Quantitative Easing and Risk Taking at the Zero Lower Bound

Risk taking at the ZLB in response to QE


This paper identifies the impact of unconventional monetary policy using narrative sign restrictions and assesses its merits at the zero lower bound (ZLB) in a calibrated DSGE with endogenous riskiness driven financial frictions and counter-cyclical bank capital regulation. In the empirical section the impact of unconventional monetary policy of the ECB is identified using narrative sign restrictions. Then I present a theoretical model to capture quantitative easing (QE) in a DSGE model featuring an occasionally binding zero lower bound and counter-cyclical macroprudential policy. I calibrate the model using optimal simple rules for both monetary and macroprudential policy. The model is closed by specifying feedback rules both for monetary and macroprudential policy with coefficients derived by an optimal simple rule problem. Solving the model for optimal coefficient provides a first validation of the the model since, optimal coefficients fit both historical Taylor-rule coeffcients as well as the Basel III type of counter-cyclical regulation. Finally, the model is used to assess QE’s merits in presence of endogenous risk taking and optimal counter-cyclical bank leverage regulation. The model successfully captures two channels of QE, the signalling and bank capital relief.
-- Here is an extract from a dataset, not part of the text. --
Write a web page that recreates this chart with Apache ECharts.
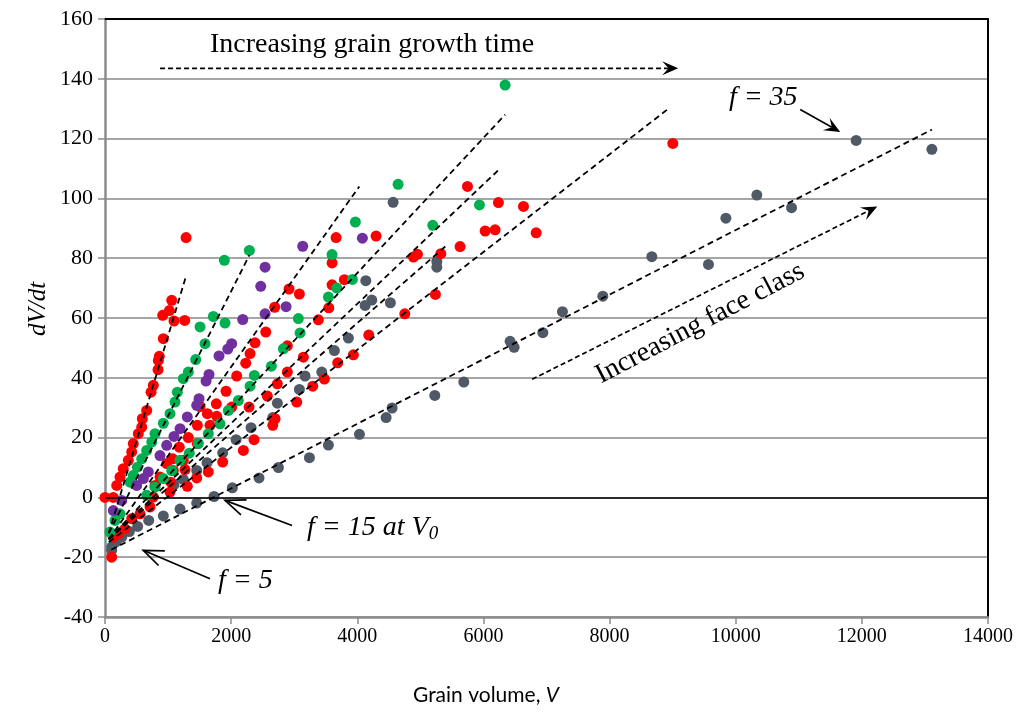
<!DOCTYPE html>
<html>
<head>
<meta charset="utf-8">
<script src="https://cdn.jsdelivr.net/npm/echarts@6/dist/echarts.min.js"></script>
<style>
html, body { margin: 0; padding: 0; background: #fff; }
#chart { width: 1024px; height: 715px; }
</style>
</head>
<body>
<div id="chart"></div>
<script>
// points: [V, dV/dt]
const grayPts = [
    [11910, 119.4], [13110, 116.4], [10335, 101.1], [10885, 96.9], [9844, 93.4], [8670, 80.5], [9568, 77.9],
    [7893, 67.3], [7253, 62.1], [6942, 55.1], [6423, 52.2], [6487, 50.2],
    [5689, 38.6], [5229, 34.1], [4552, 29.9], [4457, 26.7], [4034, 21.1], [3542, 17.5], [3241, 13.3], [2749, 10.0],
    [3172, 40.6], [3437, 41.9], [3082, 36.1],
    [4568, 98.7], [5261, 78.9], [5261, 77.0], [4135, 72.5], [4230, 66.0], [4124, 64.2], [4525, 65.1], [3859, 53.3], [3637, 49.1],
    [2442, 6.5], [2019, 3.2], [1729, 0.3], [1454, -1.9], [1190, -3.9], [925, -6.2], [693, -7.7], [518, -9.7],
    [386, -11.4], [265, -13.3], [174, -14.9], [106, -16.6], [106, -17.7],
    [2733, 31.5], [2316, 23.3], [2078, 19.3], [1866, 14.9], [1618, 11.6], [1454, 9.0], [1242, 6.0], [1094, 4.3], [2660, 26.7]
];
const redPts = [
    [1285, 86.9], [1058, 65.9], [1020, 62.5], [915, 60.9], [1094, 59.0], [1264, 59.2], [925, 53.1], [861, 47.2],
    [846, 45.8], [841, 42.7], [766, 37.5], [730, 35.2], [661, 29.1],
    [2691, 63.6], [2549, 55.3], [2379, 51.7], [2300, 48.1], [2231, 44.9], [2088, 40.6], [1919, 35.5], [1765, 31.3],
    [2733, 38.0], [2574, 33.9], [2284, 30.2],
    [5747, 104.0], [6238, 98.6], [6027, 89.1], [6185, 89.5], [5630, 83.9], [5324, 81.5], [4954, 81.3], [4890, 80.4],
    [4298, 87.4], [3664, 86.9], [3600, 78.4], [3795, 72.8], [3600, 71.1], [3548, 63.4], [2918, 69.7], [3082, 68.0],
    [3383, 59.4], [5239, 67.9], [4753, 61.4], [2891, 50.7], [3145, 46.9], [4182, 54.3], [3938, 47.7], [3690, 45.0],
    [2891, 41.9], [3478, 39.6], [3294, 37.2], [3040, 31.9], [2696, 26.3], [2660, 24.1],
    [9003, 118.4], [6635, 97.3], [6836, 88.5],
    [592, 26.3], [582, 23.5], [528, 21.3], [449, 18.0], [423, 15.2], [370, 12.4], [290, 9.6], [238, 6.8], [186, 4.0],
    [0, 0], [132, 0], [106, -20.0],
    [1623, 28.0], [1464, 24.1], [1665, 24.1], [1321, 20.0], [1464, 18.0], [1178, 16.8], [1074, 12.9], [1242, 12.4],
    [978, 11.3], [1083, 9.0], [1269, 9.3], [872, 6.8], [1042, 5.1], [1031, 1.8], [793, 4.0], [766, 0.1], [714, -3.2],
    [555, -5.5], [423, -7.1], [317, -10.5], [211, -12.1], [132, -13.3],
    [1866, 11.8], [1638, 8.5], [1454, 6.5], [1305, 3.7], [2194, 15.7], [2363, 19.3], [1771, 27.1], [1507, 30.4], [2009, 30.2]
];
const greenPts = [
    [2289, 82.6], [1892, 79.3], [1718, 60.5], [1903, 58.3], [1507, 57.0], [1586, 51.4], [1438, 46.1], [1321, 41.9],
    [1242, 39.7], [1147, 35.2], [1110, 31.9], [2638, 43.9], [2368, 40.8], [2300, 37.2], [2114, 32.4],
    [4647, 104.7], [5937, 97.8], [3970, 92.1], [5197, 91.0], [3600, 81.2], [3922, 72.9], [3675, 70.0], [3542, 67.0],
    [3066, 59.8], [3093, 55.0], [2828, 49.7], [6344, 137.9],
    [1031, 28.0], [925, 24.8], [793, 21.3], [741, 18.5], [661, 15.7], [582, 12.9], [513, 10.1], [449, 7.4], [397, 5.1],
    [1956, 29.1], [1824, 24.6], [1638, 21.3], [1480, 18.0], [1337, 14.8], [1190, 12.4], [1058, 9.0], [925, 6.3],
    [793, 3.4], [661, 0.7], [238, -5.5], [159, -7.7], [79, -11.6]
];
const purplePts = [
    [2538, 77.0], [2469, 70.6], [2538, 61.4], [2184, 59.5], [2009, 51.4], [1946, 49.6], [1808, 47.3], [1649, 41.1],
    [1602, 38.9], [1491, 33.0], [1454, 30.8], [3135, 84.0], [4081, 86.7], [2871, 63.8],
    [1305, 26.9], [1190, 23.0], [1094, 20.4], [978, 17.4], [872, 14.0], [687, 8.5], [608, 6.3], [502, 4.0],
    [265, -1.0], [132, -4.4]
];

// dashed fit lines: [start, end]
const fitLines = [
    [[60, -12], [1285, 74]],
    [[60, -12], [2289, 81]],
    [[60, -14], [4032, 104]],
    [[60, -14], [6344, 128]],
    [[60, -14], [6265, 110]],
    [[60, -14], [5400, 84]],
    [[60, -15], [8934, 130]],
    [[100, -17.5], [13110, 123]]
];

// annotation arrows [from, to] and text anchors, in data units
const growthArrow = [[872, 143.5], [9088, 143.5]];
const faceArrow = [[6772, 39.5], [12244, 97.3]];
const f35Arrow = [[11023, 129.7], [11657, 122.2]];
const f15Arrow = [[2966, -9.4], [1903, -1.0]];
const f5Arrow = [[1665, -27.2], [607, -17.7]];

const colors = { gray: '#505966', red: '#ff0000', green: '#00b050', purple: '#7030a0' };

const chart = echarts.init(document.getElementById('chart'));

const dotSeries = (data, color) => ({
    type: 'scatter',
    data: data,
    symbolSize: 11,
    itemStyle: { color: color, opacity: 1 },
    silent: true
});

const lineSeries = fitLines.map(pts => ({
    type: 'line',
    data: pts,
    symbol: 'none',
    lineStyle: { color: '#000', width: 1.8, type: [6, 4] },
    silent: true
}));

chart.setOption({
    animation: false,
    backgroundColor: '#fff',
    grid: { left: 105, right: 36, top: 19, bottom: 98 },
    xAxis: [{
        type: 'value',
        min: 0, max: 14000, interval: 2000,
        axisLine: { show: true, onZero: false, lineStyle: { color: '#8c8c8c', width: 2.5 } },
        axisTick: { show: true, length: 7, lineStyle: { color: '#8c8c8c', width: 1.5 } },
        axisLabel: { fontFamily: 'Liberation Serif', fontSize: 20, color: '#000', margin: 10, formatter: v => String(v) },
        splitLine: { show: false }
    }, {
        type: 'value', position: 'top',
        min: 0, max: 14000,
        axisLine: { show: true, onZero: false, lineStyle: { color: '#000', width: 2 } },
        axisTick: { show: false }, axisLabel: { show: false }, splitLine: { show: false }
    }],
    yAxis: [{
        type: 'value',
        min: -40, max: 160, interval: 20,
        axisLine: { show: true, onZero: false, lineStyle: { color: '#8c8c8c', width: 2.5 } },
        axisTick: { show: true, length: 7, lineStyle: { color: '#8c8c8c', width: 1.5 } },
        axisLabel: { fontFamily: 'Liberation Serif', fontSize: 22, color: '#000', margin: 12 },
        splitLine: { show: true, lineStyle: { color: '#a6a6a6', width: 2 } }
    }, {
        type: 'value', position: 'right',
        min: -40, max: 160,
        axisLine: { show: true, onZero: false, lineStyle: { color: '#000', width: 2 } },
        axisTick: { show: false }, axisLabel: { show: false }, splitLine: { show: false }
    }],
    series: [
        Object.assign(dotSeries(grayPts, colors.gray), {
            markLine: {
                silent: true, symbol: 'none', label: { show: false },
                lineStyle: { color: '#000', width: 1.5, type: 'solid' },
                data: [{ yAxis: 0 }]
            }
        }),
        dotSeries(redPts, colors.red),
        dotSeries(greenPts, colors.green),
        dotSeries(purplePts, colors.purple),
        ...lineSeries
    ]
});

// annotations: arrows and labels placed from data coordinates
const px = p => chart.convertToPixel({ xAxisIndex: 0, yAxisIndex: 0 }, p);

function arrow(pair, opts) {
    const a = px(pair[0]), b = px(pair[1]);
    const dx = b[0] - a[0], dy = b[1] - a[1];
    const len = Math.sqrt(dx * dx + dy * dy);
    const ux = dx / len, uy = dy / len, nx = -uy, ny = ux;
    const L = opts.headLen, W = opts.headWidth;
    const out = [];
    if (opts.head === 'stealth') {
        const notch = L * 0.6;
        out.push({
            type: 'line', silent: true,
            shape: { x1: a[0], y1: a[1], x2: b[0] - ux * notch, y2: b[1] - uy * notch },
            style: { stroke: '#000', lineWidth: 1.7, lineDash: opts.dashed ? [5, 3] : null }
        });
        out.push({
            type: 'polygon', silent: true,
            shape: { points: [
                [b[0], b[1]],
                [b[0] - ux * L + nx * W, b[1] - uy * L + ny * W],
                [b[0] - ux * notch, b[1] - uy * notch],
                [b[0] - ux * L - nx * W, b[1] - uy * L - ny * W]
            ] },
            style: { fill: '#000' }
        });
    } else {
        out.push({
            type: 'line', silent: true,
            shape: { x1: a[0], y1: a[1], x2: b[0], y2: b[1] },
            style: { stroke: '#000', lineWidth: 1.7 }
        });
        out.push({
            type: 'polyline', silent: true,
            shape: { points: [
                [b[0] - ux * L + nx * W, b[1] - uy * L + ny * W],
                [b[0], b[1]],
                [b[0] - ux * L - nx * W, b[1] - uy * L - ny * W]
            ] },
            style: { stroke: '#000', lineWidth: 1.7, fill: null }
        });
    }
    return out;
}

function label(pos, text, opts) {
    const p = px(pos);
    return Object.assign({
        type: 'text', silent: true,
        x: p[0], y: p[1],
        style: Object.assign({
            text: text,
            fontFamily: 'Liberation Serif',
            fontSize: 28,
            fill: '#000',
            align: 'left',
            verticalAlign: 'middle'
        }, opts.style || {})
    }, opts.el || {});
}

const graphics = [
    ...arrow(growthArrow, { head: 'stealth', dashed: true, headLen: 16, headWidth: 7 }),
    ...arrow(faceArrow, { head: 'stealth', dashed: true, headLen: 16, headWidth: 7 }),
    ...arrow(f35Arrow, { head: 'stealth', dashed: false, headLen: 16, headWidth: 7 }),
    ...arrow(f15Arrow, { head: 'open', headLen: 20, headWidth: 8 }),
    ...arrow(f5Arrow, { head: 'open', headLen: 20, headWidth: 8 }),
    label([1665, 151.5], 'Increasing grain growth time', {}),
    label([10436, 133.8], 'f = 35', { style: { fontStyle: 'italic', align: 'center' } }),
    label([9437, 58.2], 'Increasing face class', { style: { align: 'center' }, el: { rotation: 27.6 * Math.PI / 180 } }),
    label([3204, -10], '{t|f = 15 at V}{s|0}', { style: {
        rich: {
            t: { fontFamily: 'Liberation Serif', fontStyle: 'italic', fontSize: 28, fill: '#000' },
            s: { fontFamily: 'Liberation Serif', fontStyle: 'italic', fontSize: 19, fill: '#000', padding: [14, 0, 0, 0] }
        }
    } }),
    label([1792, -27.8], 'f = 5', { style: { fontStyle: 'italic' } }),
    {
        // y-axis title
        type: 'text', silent: true,
        x: 38, y: 309, rotation: Math.PI / 2,
        style: {
            text: 'dV/dt', fontFamily: 'Liberation Serif', fontStyle: 'italic', fontSize: 25,
            fill: '#000', align: 'center', verticalAlign: 'middle'
        }
    },
    {
        // x-axis title
        type: 'text', silent: true,
        x: 486, y: 695,
        style: {
            text: '{a|Grain volume, }{b|V}',
            align: 'center',
            verticalAlign: 'middle',
            rich: {
                a: { fontFamily: 'Lato', fontSize: 21, fill: '#000' },
                b: { fontFamily: 'Lato', fontStyle: 'italic', fontSize: 21, fill: '#000' }
            }
        }
    }
];

chart.setOption({ graphic: graphics });
</script>
</body>
</html>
First, by construction, the model is calibrated to match the impact of QE - due to an earlier and smoother transition from the ZLB to normal times implied yields drop and inflation expectations increase. Second, it predicts that QE shifts the return distribution in favor of banks. The model explains why optimal counter-cyclical macroprudential policy should be reconsidered in light of unconventional policy. Simulations show that in absence of QE excessive risk taking at the ZLB is present. They also indicate that concerns of QE driven endogenous risk taking are unwarranted.